El hacha de Bernhard
Imágenes en blanco y negro de una máquina industrial que destripa unos peces enormes, posiblemente unos atunes que acabaran enlatados; decenas de botellas de champán vacías dispuestas como si fueran bolos sobre unos palés; un sillón orejero y ovejero por la mullida lana de la tapicería que lo recubre; un bonsái y una alfombra. La puesta en escena de Tala intenta convertir el monólogo de su protagonista en una festiva acción performántica que empieza y acaba con Barry White; una combinación, cuando menos, curiosa, pues el mejor soul-disco no parece predisponernos precisamente para el hacha contra el mundo artístico e intelectual que desenfundó Bernhard a mediados de los ochenta con este texto. Y es que el autor austriaco, gran revulsivo de la autocomplacencia en la que se instaló la intelectualidad europea tras la posguerra, no deja aquí títere con cabeza.
Tala
De Thomas Bernhard. Traducción: Miguel Sáez. Creación: Juan Navarro, Gonzalo Cunill. Dirección: Juan Navarro. Intérprete: Gonzalo Cunill. Sala Beckett. Barcelona, 17 de abril.
Novela de apenas 200 páginas sin un solo punto y aparte, Tala es el relato en primera persona de una velada, una “cena artística” en casa de unos mecenas. Mientras todos están esperando la llegada del invitado especial de la cena, un conocido actor del Burgtheater de Viena que aparecerá en cuanto acabe la función, el narrador da cuenta del desprecio que siente por la sociedad cultural de la capital austriaca despellejando a los comensales que lo rodean, y despachándose especialmente a gusto con su teatro nacional.
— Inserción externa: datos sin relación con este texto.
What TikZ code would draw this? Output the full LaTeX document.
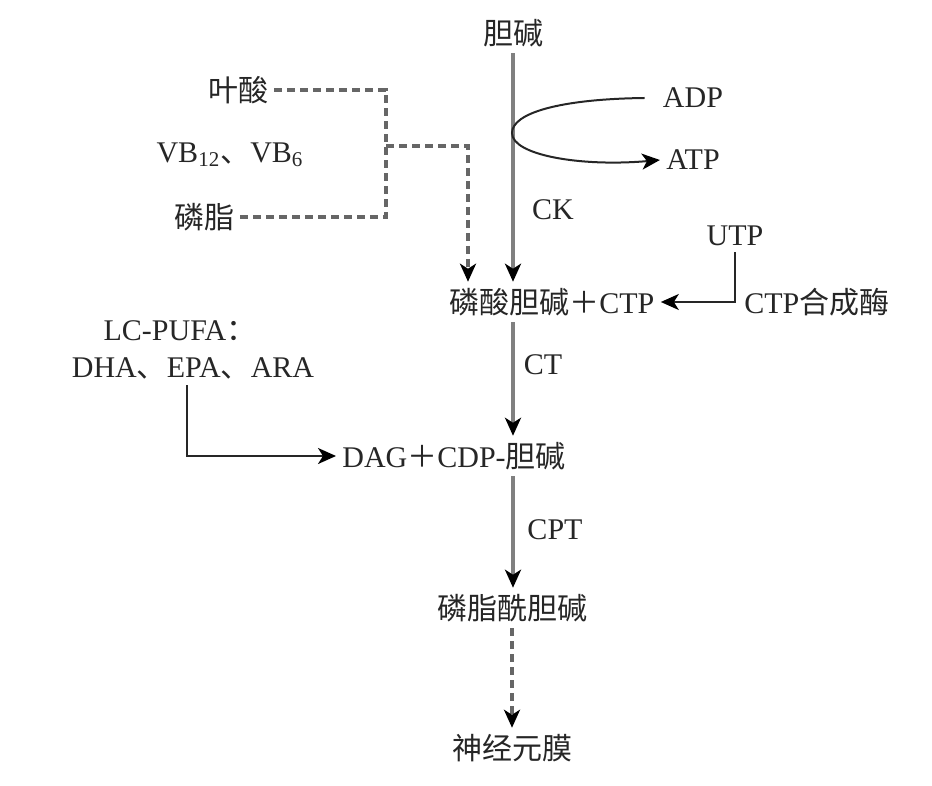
\documentclass[tikz,border=0pt]{standalone}
\usepackage{fontspec}
\setmainfont{Liberation Serif}
\newfontfamily\cjk{Noto Sans CJK SC}
\usetikzlibrary{arrows.meta,calc,positioning}
\tikzset{
  lbl/.style={inner sep=3pt, text=black!85, font=\fontsize{15}{18}\selectfont},
  flow/.style={draw=black!50, line width=1.6pt, -{Stealth[black,length=9pt,width=8pt,inset=2.5pt]}},
  hint/.style={flow, draw=black!60, dash pattern=on 4pt off 2.5pt},
  link/.style={draw=black!85, line width=1pt, -{Stealth[black,length=9pt,width=8pt,inset=2.5pt]}}
}

\begin{document}
\begin{tikzpicture}[x=0.5pt,y=-0.5pt]
  \useasboundingbox (0,0) rectangle (932,786);
  % substances
  \node[lbl] (choline) at (513,33) {\cjk 胆碱};
  \node[lbl] (folate) at (238,90) {\cjk 叶酸};
  \node[lbl] (vb) at (230,155) {VB\textsubscript{12}{\cjk 、}VB\textsubscript{6}};
  \node[lbl] (plipid) at (204,217) {\cjk 磷脂};
  \node[lbl] (adp) at (693,98) {ADP};
  \node[lbl] (atp) at (693,160) {ATP};
  \node[lbl] (utp) at (735,236) {UTP};
  \node[lbl, anchor=west] (pc) at (443,302) {{\cjk 磷酸胆碱＋}CTP};
  \node[lbl, anchor=west] (ctps) at (738,302) {CTP{\cjk 合成酶}};
  \node[lbl] (pufa) at (180,331) {LC-PUFA{\cjk ：}};
  \node[lbl] (fa) at (193,368) {DHA{\cjk 、}EPA{\cjk 、}ARA};
  \node[lbl, anchor=west] (dag) at (336,456) {DAG{\cjk ＋}CDP-{\cjk 胆碱}};
  \node[lbl] (ptc) at (512,608) {\cjk 磷脂酰胆碱};
  \node[lbl] (mem) at (512,748) {\cjk 神经元膜};
  % enzymes
  \node[lbl] (ck) at (553,210) {CK};
  \node[lbl] (ct) at (543,365) {CT};
  \node[lbl] (cpt) at (555,530) {CPT};

  % main pathway
  \draw[flow] (choline.south) -- (choline |- pc.north);
  \draw[flow] (pc.south -| choline) -- (choline |- dag.north);
  \draw[flow] (dag.south -| choline) -- (choline |- ptc.north);
  \draw[hint] (ptc.south) -- (mem.north);

  % cofactors
  \coordinate (fork) at (386,146);
  \draw[hint,-] (folate.east) -| (fork);
  \draw[hint,-] (plipid.east) -| (fork);
  \draw[hint] (fork) -| ($(pc.north west)+(25,0)$);

  % ATP
  \coordinate (turn) at (512,133);
  \draw[link] ([xshift=-6pt]adp.west) .. controls (560,99) and (512,113) .. (turn)
    .. controls (512,155) and (580,167) .. (atp.west);

  % CTP synthase
  \draw[link] (utp.south) |- (pc.east);

  % fatty acids
  \draw[link] ($(fa.south)+(-6,0)$) |- (dag.west);
\end{tikzpicture}
\end{document}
Juan Navarro y Gonzalo Cunill han llevado la novela al escenario y aunque no hagan falta ni peces, ni botellas —en todo caso el sillón como rincón que propicia el recuerdo— para apreciar su vigencia y lo bien que sigue encajando en el aquí y en el ahora mismo, sí que resulta imprescindible contar con un actor capaz de encarnar a ese narrador tan obsesivo y reiterativo como lúcido; de dar forma a esas palabras que se siguen torrencialmente; de dar esos hachazos iracundos con la dosis ajustada de neurosis para que no nos distanciemos de él y sigamos lo que nos cuenta con el interés que nos despierta un sabio si acaso un poco loco. Gonzalo Cunill consigue todo eso; se hace el texto suyo sin esfuerzo aparente; se pasea y se arrastra por entre las botellas mientras evoca analíticamente esa velada como si la recordara por primera vez y, al mismo tiempo, la diseccionara. No me molesta la simbología del espacio escénico ni desde luego Barry White, aunque no le veo mucho sentido a las acciones que Cunill lleva a cabo con los elementos que lo rodean; prefiero en cualquier caso su extraordinario trabajo con la materia prima de Tala, ese chorro contra la impostura de la élite artística e intelectual.